Friday, January 30, 2026

That Song Again… and Suddenly I’m Back There

There’s a very specific kind of déjà vu that only music can cause.

Not the creepy déjà vu—but the kind where a song plays and your brain quietly clocks out for a few minutes to feel things.

It always happens when you’re not prepared for it.

You’re folding laundry.
You’re driving.
You’re standing in Target, holding a toothpaste, trying to remember why you even came there.

Then a song starts playing.

And suddenly… you’re gone.

Not physically. Just emotionally.

You’re there.

Not just remembering what happened, but remembering how it felt.
The hope. The overthinking. The unnecessary emotional intensity.
The version of you who thought every lyric was a personal message from the universe.

For me, it’s a song like “Before I Fall in Love” by Coco Lee.

The second it comes on, my brain abandons the present moment completely.
I’m not thinking about groceries or responsibilities or what’s for dinner.

I’m remembering who I was when I first listened to that song—what I hoped for, what I imagined, how deeply I felt everything.

And let me be clear:
It’s not that I haven’t moved on.
Trust me, I have.

I don’t miss the situation.
I don’t want to go back.
I don’t need a rerun.

But the feeling?
That soft, hopeful, almost feeling—the part where you don’t yet know how things will turn out—that one still sneaks up on me.

It’s wild how music can unlock an entire chapter of your life in under ten seconds.

Some songs take me back to a time when life felt lighter.
Some take me back to a version of me who was quieter, more dramatic, or just trying really hard to be okay.
Some songs don’t even belong to big moments—they just remind me of who I was when I used to play them on repeat like they held answers.

And here’s the funny part:
I don’t actually miss the past.

I just miss how deeply I used to feel things—
without a to-do list, back pain, or needing to plan dinner.

Music doesn’t ask permission before it does this.
It just shows up and says, Hey.
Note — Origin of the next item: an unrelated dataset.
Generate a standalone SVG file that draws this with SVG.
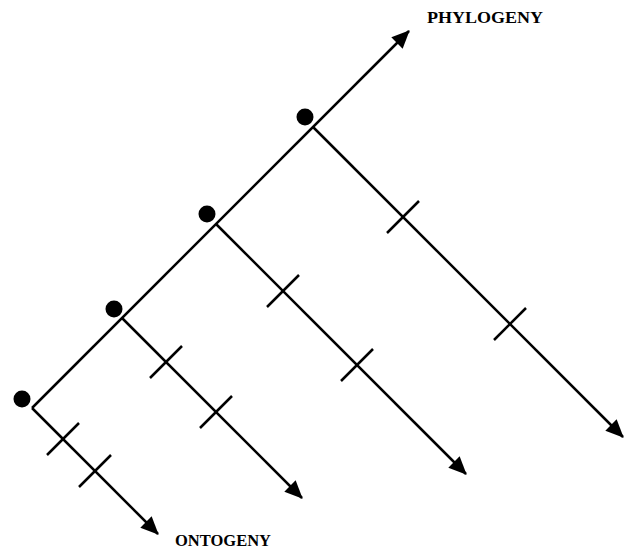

Remember her?

Sometimes it makes me smile.
Sometimes it makes me pause a little longer than planned.
Sometimes I replay the song because apparently I enjoy emotional nostalgia attacks.

But I think those moments matter.

They remind us that we’ve lived.
That we’ve grown.
That the person we used to be didn’t disappear—she just evolved, learned, and kept going.

So when a familiar song pulls you back into those days again, don’t panic.

You’re not stuck there.
You’re just remembering.

And then you turn the volume up, finish your errands, and move on—
slightly emotional, slightly amused, and fully aware that music has absolutely no chill.

Even if it’s just for three minutes and thirty seconds in the car 🎶💛

💛 A quiet hooray to the versions of us music still remembers.